# start of Stored data
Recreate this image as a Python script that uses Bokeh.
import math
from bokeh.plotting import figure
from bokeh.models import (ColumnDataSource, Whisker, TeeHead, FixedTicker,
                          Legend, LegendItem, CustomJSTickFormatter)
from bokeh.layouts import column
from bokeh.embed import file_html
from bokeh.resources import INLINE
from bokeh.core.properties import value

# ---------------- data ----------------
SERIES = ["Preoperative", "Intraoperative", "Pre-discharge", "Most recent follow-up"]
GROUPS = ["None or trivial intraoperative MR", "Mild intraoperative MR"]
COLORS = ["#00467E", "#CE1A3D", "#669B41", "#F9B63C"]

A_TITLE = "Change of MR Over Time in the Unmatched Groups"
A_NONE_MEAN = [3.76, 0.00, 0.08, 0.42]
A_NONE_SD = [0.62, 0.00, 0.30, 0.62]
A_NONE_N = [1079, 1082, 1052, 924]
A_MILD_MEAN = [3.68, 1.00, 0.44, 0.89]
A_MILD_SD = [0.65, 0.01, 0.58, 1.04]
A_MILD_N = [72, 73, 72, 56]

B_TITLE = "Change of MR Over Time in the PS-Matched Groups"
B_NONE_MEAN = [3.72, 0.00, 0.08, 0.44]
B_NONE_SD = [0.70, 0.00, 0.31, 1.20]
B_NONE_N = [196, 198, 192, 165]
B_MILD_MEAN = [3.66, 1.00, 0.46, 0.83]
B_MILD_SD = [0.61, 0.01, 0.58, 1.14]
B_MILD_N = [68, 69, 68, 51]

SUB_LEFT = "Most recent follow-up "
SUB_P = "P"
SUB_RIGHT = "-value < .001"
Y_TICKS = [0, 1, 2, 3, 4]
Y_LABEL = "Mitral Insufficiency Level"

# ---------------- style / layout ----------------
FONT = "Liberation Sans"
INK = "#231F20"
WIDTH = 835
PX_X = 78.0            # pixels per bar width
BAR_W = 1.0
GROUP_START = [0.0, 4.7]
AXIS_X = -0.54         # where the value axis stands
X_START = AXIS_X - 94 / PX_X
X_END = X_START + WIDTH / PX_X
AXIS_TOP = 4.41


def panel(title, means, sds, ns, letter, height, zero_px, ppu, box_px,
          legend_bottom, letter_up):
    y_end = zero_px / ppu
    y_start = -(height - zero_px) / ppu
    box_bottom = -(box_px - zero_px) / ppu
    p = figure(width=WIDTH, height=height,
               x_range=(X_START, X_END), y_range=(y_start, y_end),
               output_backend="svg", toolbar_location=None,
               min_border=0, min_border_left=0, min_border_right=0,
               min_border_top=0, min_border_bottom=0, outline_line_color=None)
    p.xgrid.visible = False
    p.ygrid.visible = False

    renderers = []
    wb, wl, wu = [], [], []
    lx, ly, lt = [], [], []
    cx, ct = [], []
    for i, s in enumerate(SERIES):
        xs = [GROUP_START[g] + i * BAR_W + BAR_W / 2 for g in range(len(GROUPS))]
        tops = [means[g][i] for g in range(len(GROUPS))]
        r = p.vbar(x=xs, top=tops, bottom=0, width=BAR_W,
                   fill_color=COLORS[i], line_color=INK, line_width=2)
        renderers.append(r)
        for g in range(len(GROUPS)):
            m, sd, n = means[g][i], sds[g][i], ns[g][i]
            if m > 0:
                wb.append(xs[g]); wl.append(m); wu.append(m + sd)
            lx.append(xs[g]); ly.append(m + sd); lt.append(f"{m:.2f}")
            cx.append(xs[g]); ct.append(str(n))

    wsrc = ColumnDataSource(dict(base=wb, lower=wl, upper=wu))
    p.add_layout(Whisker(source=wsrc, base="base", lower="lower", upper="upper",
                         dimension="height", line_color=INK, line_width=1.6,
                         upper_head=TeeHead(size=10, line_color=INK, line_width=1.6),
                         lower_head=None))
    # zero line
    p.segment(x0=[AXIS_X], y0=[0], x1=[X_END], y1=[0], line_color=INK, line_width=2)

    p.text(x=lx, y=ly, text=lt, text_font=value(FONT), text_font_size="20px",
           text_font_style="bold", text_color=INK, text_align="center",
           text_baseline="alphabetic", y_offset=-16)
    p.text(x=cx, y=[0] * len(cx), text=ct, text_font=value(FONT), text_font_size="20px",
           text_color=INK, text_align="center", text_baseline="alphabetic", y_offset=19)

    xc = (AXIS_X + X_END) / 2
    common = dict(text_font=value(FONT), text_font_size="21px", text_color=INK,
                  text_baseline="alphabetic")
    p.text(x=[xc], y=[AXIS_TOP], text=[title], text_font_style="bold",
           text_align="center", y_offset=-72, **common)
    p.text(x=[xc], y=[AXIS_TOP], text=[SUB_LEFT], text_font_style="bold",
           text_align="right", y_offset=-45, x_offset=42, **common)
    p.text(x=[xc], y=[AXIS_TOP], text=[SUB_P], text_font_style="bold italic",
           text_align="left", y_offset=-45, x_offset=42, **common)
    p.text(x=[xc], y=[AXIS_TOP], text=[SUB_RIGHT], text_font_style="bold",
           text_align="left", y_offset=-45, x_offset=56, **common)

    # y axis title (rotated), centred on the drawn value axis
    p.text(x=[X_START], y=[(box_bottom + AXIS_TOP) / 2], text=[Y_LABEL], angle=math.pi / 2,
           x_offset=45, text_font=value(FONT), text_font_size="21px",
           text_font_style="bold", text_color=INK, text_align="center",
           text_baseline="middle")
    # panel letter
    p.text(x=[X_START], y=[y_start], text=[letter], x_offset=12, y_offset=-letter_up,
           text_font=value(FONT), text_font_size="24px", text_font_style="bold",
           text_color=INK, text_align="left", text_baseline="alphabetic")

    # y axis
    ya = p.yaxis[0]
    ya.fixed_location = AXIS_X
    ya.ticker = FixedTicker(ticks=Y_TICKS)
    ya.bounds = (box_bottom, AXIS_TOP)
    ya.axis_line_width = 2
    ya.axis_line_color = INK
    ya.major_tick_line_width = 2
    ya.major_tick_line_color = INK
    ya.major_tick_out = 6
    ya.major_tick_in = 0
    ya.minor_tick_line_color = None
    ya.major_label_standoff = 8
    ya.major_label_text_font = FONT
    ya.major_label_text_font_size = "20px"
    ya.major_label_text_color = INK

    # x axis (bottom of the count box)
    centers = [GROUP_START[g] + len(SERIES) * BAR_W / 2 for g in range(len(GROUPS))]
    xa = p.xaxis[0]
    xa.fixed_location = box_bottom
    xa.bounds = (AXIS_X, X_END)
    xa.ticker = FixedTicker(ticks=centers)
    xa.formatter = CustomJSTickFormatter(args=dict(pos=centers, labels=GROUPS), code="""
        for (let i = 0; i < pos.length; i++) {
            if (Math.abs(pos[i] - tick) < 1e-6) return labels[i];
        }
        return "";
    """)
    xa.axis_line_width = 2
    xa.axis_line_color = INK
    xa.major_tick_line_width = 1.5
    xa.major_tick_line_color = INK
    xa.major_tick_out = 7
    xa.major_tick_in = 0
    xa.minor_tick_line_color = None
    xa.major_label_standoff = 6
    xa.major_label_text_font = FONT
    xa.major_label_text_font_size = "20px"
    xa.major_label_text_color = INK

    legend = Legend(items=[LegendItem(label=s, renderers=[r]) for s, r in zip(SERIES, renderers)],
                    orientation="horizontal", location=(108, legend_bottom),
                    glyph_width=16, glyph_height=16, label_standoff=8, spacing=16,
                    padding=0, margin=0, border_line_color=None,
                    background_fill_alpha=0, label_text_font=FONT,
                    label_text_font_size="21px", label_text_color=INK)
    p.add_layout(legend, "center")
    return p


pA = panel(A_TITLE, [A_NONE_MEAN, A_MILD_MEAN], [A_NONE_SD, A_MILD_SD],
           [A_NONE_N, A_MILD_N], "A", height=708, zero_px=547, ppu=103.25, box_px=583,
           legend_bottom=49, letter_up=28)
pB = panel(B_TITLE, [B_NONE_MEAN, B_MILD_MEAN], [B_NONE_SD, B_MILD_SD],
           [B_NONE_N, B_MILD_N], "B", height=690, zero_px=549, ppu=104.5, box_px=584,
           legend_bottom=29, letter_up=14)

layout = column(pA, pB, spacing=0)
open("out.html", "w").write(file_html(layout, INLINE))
# end of Stored data
Task objective:
Quote exactly the opening line of the material above and every line after it, up to and including the line that contains "from bokeh.core.properties import value".

Complete response:
Recreate this image as a Python script that uses Bokeh.
import math
from bokeh.plotting import figure
from bokeh.models import (ColumnDataSource, Whisker, TeeHead, FixedTicker,
                          Legend, LegendItem, CustomJSTickFormatter)
from bokeh.layouts import column
from bokeh.embed import file_html
from bokeh.resources import INLINE
from bokeh.core.properties import value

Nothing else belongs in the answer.